Dahlia's book log だりあの本棚

読書で得た喜びをここに記録として残します。 こんな本を読みましたという備忘録として。

#249 え?本当に終わり?いやいや、次がありそうだ(と信じたい)

 『居酒屋ぜんや 10』坂井希久子 著

ついにお妙の両親の真相に一歩近づいたか!?

さらさら鰹茶漬け 居酒屋ぜんや (時代小説文庫)

さらさら鰹茶漬け 居酒屋ぜんや (時代小説文庫)

 

 

楽しみにしていた10巻目が届き、あっという間に読んでしまった。もう10巻目か!と感慨深い。この本は「ハルキ文庫」の時代小説で面白そうなものはないかと書店をぶらぶらしていた時に見つけた本。高田郁さんの「みおつくし」シリーズが面白かったので同じ料理をテーマとした時代ものを探していたのでラッキーな出会いだったと思う。

 

この本も町人で居酒屋ぜんやを営むお妙と、お妙の美貌と料理に惹かれた侍の次男坊である只次郎との恋あり、料理あり、義理人情ありのストーリーで、読み終わるたびにもっと読みたい!と思ってしまうストーリーとなっている。

 

お妙は一人で居酒屋を切り盛りしているのだが、とにかく次から次へとアイデアが湧き、季節のものを昇華させる腕がある。只次郎は今で言うところの美食家だが、やはり料理に敏感な人なのだろう。ただ「うまーい!」ではなく、ぜんやの常連たちはお妙の料理を楽しめるだけの知識と味覚を持っている。なぜおいしいのか、どうしてこの料理なのか。作り手の思いをも当てていくので食べている描写は非常にすがすがしい。

 

今回はまた新しい登場人物がストーリーを盛り上げている。先回、只次郎とお妙が結ばれたことで一気に10巻目で話が進むかと思いきや、お妙がなかなか先へ進ませないでいる。今回登場したのは小さな女の子で母親に育てられているのだが、悲しいことに置き去りにされてしまい、ぜんやで預かることになった。

 

只次郎は本職のうぐいすの鳴き声を指導することの他、商指南も続けている。うぐいすの縁をたどってお妙の両親が命を落とした理由に近寄ろうと苦戦しているところ。これが今後どうなるかも見ものだけれど、やはりハッピーエンドになって欲しいと願わずにはいられない。

 

ところでこの10巻目が最終巻なのだそうだ。
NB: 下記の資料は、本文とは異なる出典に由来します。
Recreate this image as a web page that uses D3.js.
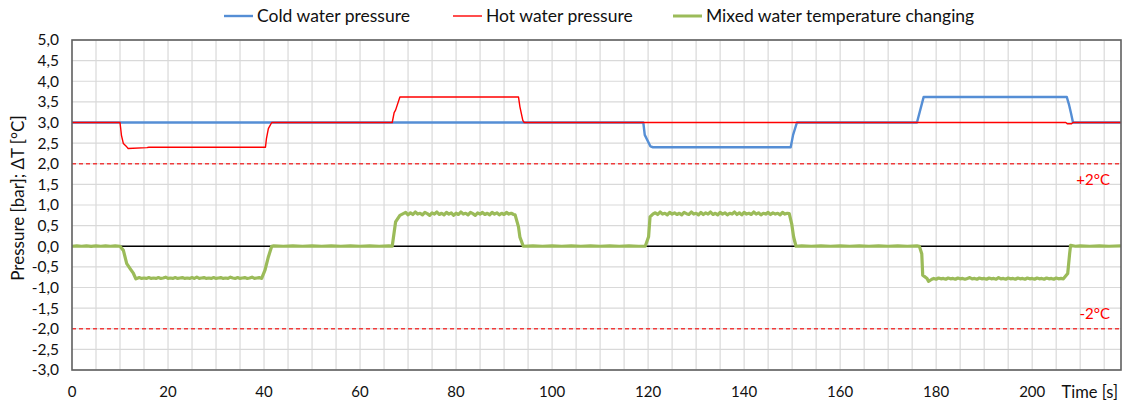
<!DOCTYPE html>
<html><head><meta charset="utf-8">
<script src="https://cdn.jsdelivr.net/npm/d3@7"></script>
<style>body{margin:0;background:#fff}svg{display:block}text{font-family:Lato,"Open Sans",sans-serif;fill:#111}</style>
</head><body><svg id="c" width="1133" height="408"></svg>
<script>
const seriesNames = ["Cold water pressure", "Hot water pressure", "Mixed water temperature changing"];
const xTicks = [0,20,40,60,80,100,120,140,160,180,200];
const yTicks = [-3,-2.5,-2,-1.5,-1,-0.5,0,0.5,1,1.5,2,2.5,3,3.5,4,4.5,5];
const limitLines = [{v:2,label:"+2°C"},{v:-2,label:"-2°C"}];

const coldPressure = [[0,3],[119,3],[119.3,2.7],[120.5,2.42],[121,2.4],[149.7,2.4],[150.2,2.7],[151,3],[176,3],[177.4,3.62],[207.2,3.62],[207.7,3.42],[208.1,3.22],[208.5,3],[218.5,3]];
const hotPressure = [[0,3],[10,3],[10.3,2.69],[10.7,2.49],[11.4,2.41],[11.7,2.37],[15.6,2.39],[16,2.4],[40.3,2.4],[40.5,2.61],[40.9,2.85],[41.6,3],[66.7,3],[67.1,3.24],[67.4,3.3],[68.3,3.62],[93,3.62],[93.3,3.38],[93.9,3.05],[94.2,3],[207,3],[207.3,2.97],[208.2,2.97],[208.5,3],[218.5,3]];
const mixedTemp = [
[0,0],[1,0.01],[2,0],[3,0.01],[4,-0.005],[5,0.01],[6,0],[7,0.01],[8,0],[9,0.01],[10,0],
[10.7,-0.1],[11.4,-0.42],[12.1,-0.54],[12.8,-0.66],[13.3,-0.79],
[13.5,-0.78],[14,-0.76],[14.5,-0.78],[15,-0.77],[15.5,-0.78],[16,-0.76],[16.5,-0.78],[17,-0.77],[17.5,-0.78],[18,-0.76],[18.5,-0.78],[19,-0.77],[19.5,-0.75],[20,-0.78],[20.5,-0.77],[21,-0.78],[21.5,-0.76],[22,-0.78],[22.5,-0.77],[23,-0.76],[23.5,-0.78],[24,-0.77],[24.5,-0.78],[25,-0.76],[25.5,-0.78],[26,-0.75],[26.5,-0.78],[27,-0.77],[27.5,-0.76],[28,-0.78],[28.5,-0.77],[29,-0.78],[29.5,-0.76],[30,-0.78],[30.5,-0.77],[31,-0.76],[31.5,-0.78],[32,-0.77],[32.5,-0.78],[33,-0.75],[33.5,-0.77],[34,-0.78],[34.5,-0.76],[35,-0.78],[35.5,-0.77],[36,-0.76],[36.5,-0.78],[37,-0.77],[37.5,-0.75],[38,-0.78],[38.5,-0.77],[39,-0.76],[39.5,-0.78],
[40.2,-0.58],[40.9,-0.26],[41.6,0],
[42,0.01],[44,0],[46,0.01],[48,0],[50,0.01],[52,0],[54,0.01],[56,0],[58,0.01],[60,0],[62,0.01],[64,0],[66,0.01],[66.7,0],
[67.4,0.59],[68.3,0.75],
[69,0.79],[69.5,0.82],[70,0.76],[70.5,0.81],[71,0.77],[71.5,0.83],[72,0.78],[72.5,0.80],[73,0.76],[73.5,0.82],[74,0.79],[74.5,0.75],[75,0.81],[75.5,0.78],[76,0.83],[76.5,0.77],[77,0.80],[77.5,0.76],[78,0.82],[78.5,0.78],[79,0.81],[79.5,0.75],[80,0.80],[80.5,0.77],[81,0.83],[81.5,0.78],[82,0.80],[82.5,0.76],[83,0.82],[83.5,0.79],[84,0.75],[84.5,0.81],[85,0.78],[85.5,0.82],[86,0.77],[86.5,0.80],[87,0.76],[87.5,0.82],[88,0.78],[88.5,0.81],[89,0.76],[89.5,0.80],[90,0.77],[90.5,0.82],[91,0.78],[91.5,0.80],[92,0.77],[92.3,0.76],
[93,0.47],[93.3,0.22],[94,0],
[96,0.01],[98,0],[100,0.01],[102,0],[104,0.01],[106,0],[108,0.01],[110,0],[112,0.01],[114,0],[116,0.01],[118,0],[119.4,0],
[120.1,0.23],[120.4,0.71],[121.1,0.79],
[121.5,0.81],[122,0.77],[122.5,0.83],[123,0.78],[123.5,0.80],[124,0.76],[124.5,0.82],[125,0.78],[125.5,0.81],[126,0.77],[126.5,0.80],[127,0.76],[127.5,0.82],[128,0.79],[128.5,0.77],[129,0.83],[129.5,0.78],[130,0.80],[130.5,0.76],[131,0.82],[131.5,0.77],[132,0.81],[132.5,0.78],[133,0.83],[133.5,0.77],[134,0.80],[134.5,0.76],[135,0.82],[135.5,0.78],[136,0.81],[136.5,0.76],[137,0.80],[137.5,0.78],[138,0.83],[138.5,0.77],[139,0.81],[139.5,0.76],[140,0.82],[140.5,0.78],[141,0.80],[141.5,0.77],[142,0.83],[142.5,0.78],[143,0.81],[143.5,0.76],[144,0.80],[144.5,0.78],[145,0.82],[145.5,0.77],[146,0.81],[146.5,0.78],[147,0.80],[147.5,0.76],[148,0.82],[148.5,0.78],[149,0.80],[149.4,0.79],
[149.9,0.55],[150.3,0.23],[150.8,0],
[152,0.01],[154,0],[156,0.01],[158,0],[160,0.01],[162,0],[164,0.01],[166,0],[168,0.01],[170,0],[172,0.01],[174,0],[176,0.01],[176.5,0],
[177,-0.18],[177.2,-0.70],[178.1,-0.78],[178.4,-0.85],[179.1,-0.80],
[179.5,-0.78],[180,-0.80],[180.5,-0.77],[181,-0.79],[181.5,-0.78],[182,-0.80],[182.5,-0.77],[183,-0.79],[183.5,-0.78],[184,-0.80],[184.5,-0.77],[185,-0.79],[185.5,-0.78],[186,-0.80],[186.5,-0.78],[187,-0.76],[187.5,-0.79],[188,-0.78],[188.5,-0.80],[189,-0.77],[189.5,-0.79],[190,-0.78],[190.5,-0.80],[191,-0.77],[191.5,-0.79],[192,-0.78],[192.5,-0.80],[193,-0.76],[193.5,-0.79],[194,-0.78],[194.5,-0.80],[195,-0.77],[195.5,-0.79],[196,-0.78],[196.5,-0.80],[197,-0.77],[197.5,-0.79],[198,-0.78],[198.5,-0.80],[199,-0.77],[199.5,-0.79],[200,-0.78],[200.5,-0.80],[201,-0.77],[201.5,-0.79],[202,-0.78],[202.5,-0.80],[203,-0.77],[203.5,-0.79],[204,-0.78],[204.5,-0.80],[205,-0.77],[205.5,-0.79],[206,-0.78],[206.5,-0.79],
[207.4,-0.66],[207.8,-0.18],[208,0.02],
[209,0],[210,0.01],[212,0],[214,0.01],[216,0],[218.5,0.01]
];

const svg = d3.select("#c");
const L=72, R=1121, T=40, B=370;
const x = d3.scaleLinear().domain([0,218.5]).range([L,R]);
const y = d3.scaleLinear().domain([-3,5]).range([B,T]);
const fmt = v => d3.format(".1f")(v).replace(".",",").replace("−","-");

// grid
const vgrid = d3.range(5,218,5);
svg.append("g").selectAll("line").data(vgrid).join("line")
  .attr("x1",d=>x(d)).attr("x2",d=>x(d)).attr("y1",T).attr("y2",B)
  .attr("stroke","#d9d9d9").attr("stroke-width",1.2);
svg.append("g").selectAll("line").data(yTicks).join("line")
  .attr("x1",L).attr("x2",R).attr("y1",d=>y(d)).attr("y2",d=>y(d))
  .attr("stroke","#d9d9d9").attr("stroke-width",1.2);

// limit lines
svg.append("g").selectAll("line").data(limitLines).join("line")
  .attr("x1",L).attr("x2",R).attr("y1",d=>y(d.v)).attr("y2",d=>y(d.v))
  .attr("stroke","#f03c3c").attr("stroke-width",1.4).attr("stroke-dasharray","4,3");
svg.append("g").selectAll("text").data(limitLines).join("text")
  .attr("x",1110).attr("y",d=>y(d.v)+ (d.v>0?16:-15)).attr("dy","0.35em")
  .attr("text-anchor","end").attr("font-size",15).style("fill","#ff0000")
  .text(d=>d.label);

// zero line
svg.append("line").attr("x1",L).attr("x2",R).attr("y1",y(0)).attr("y2",y(0))
  .attr("stroke","#000").attr("stroke-width",1.4);

const line = d3.line().x(d=>x(d[0])).y(d=>y(d[1]));
svg.append("path").datum(mixedTemp).attr("d",line).attr("fill","none")
  .attr("stroke","#9bbb59").attr("stroke-width",3.2).attr("stroke-linejoin","round");
svg.append("path").datum(coldPressure).attr("d",line).attr("fill","none")
  .attr("stroke","#558ed5").attr("stroke-width",2.4).attr("stroke-linejoin","round");
svg.append("path").datum(hotPressure).attr("d",line).attr("fill","none")
  .attr("stroke","#ff0000").attr("stroke-width",1.4).attr("stroke-linejoin","round");

// border
svg.append("rect").attr("x",L).attr("y",T).attr("width",R-L).attr("height",B-T)
  .attr("fill","none").attr("stroke","#5f5f5f").attr("stroke-width",1.6);

// axes labels
svg.append("g").selectAll("text").data(yTicks).join("text")
  .attr("x",59).attr("y",d=>y(d)).attr("dy","0.35em").attr("text-anchor","end")
  .attr("font-size",15.5).text(fmt);
svg.append("g").selectAll("text").data(xTicks).join("text")
  .attr("x",d=>x(d)).attr("y",392).attr("dy","0.35em").attr("text-anchor","middle")
  .attr("font-size",15).text(d=>d);
svg.append("text").attr("x",1118).attr("y",392).attr("dy","0.35em").attr("text-anchor","end")
  .attr("font-size",16.5).text("Time [s]");
svg.append("text").attr("transform","translate(24,198) rotate(-90)")
  .attr("text-anchor","middle").attr("font-size",17).text("Pressure [bar]; \u0394T [°C]");

// legend
const legX = [224,453,673];
const legColors = ["#558ed5","#ff0000","#9bbb59"];
const legW = [2.4,1.4,3];
const lg = svg.append("g").selectAll("g").data(seriesNames).join("g");
lg.append("line").attr("x1",(d,i)=>legX[i]).attr("x2",(d,i)=>legX[i]+29).attr("y1",16).attr("y2",16)
  .attr("stroke",(d,i)=>legColors[i]).attr("stroke-width",(d,i)=>legW[i]);
lg.append("text").attr("x",(d,i)=>legX[i]+33).attr("y",16).attr("dy","0.35em")
  .attr("font-size",17.5).text(d=>d);
</script></body></html>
いやいや、すんなり終わるような流れではなく、読み終わった後に「次の巻はいつ頃かな」とチェックしてこれが最終巻だと知って驚いた。おそらく続きはでるんだろうなと思うけれど、だれがどんな風に主役として出てくるのかが楽しみになった。というより、終わらないで欲しいのです。もっと読みたい!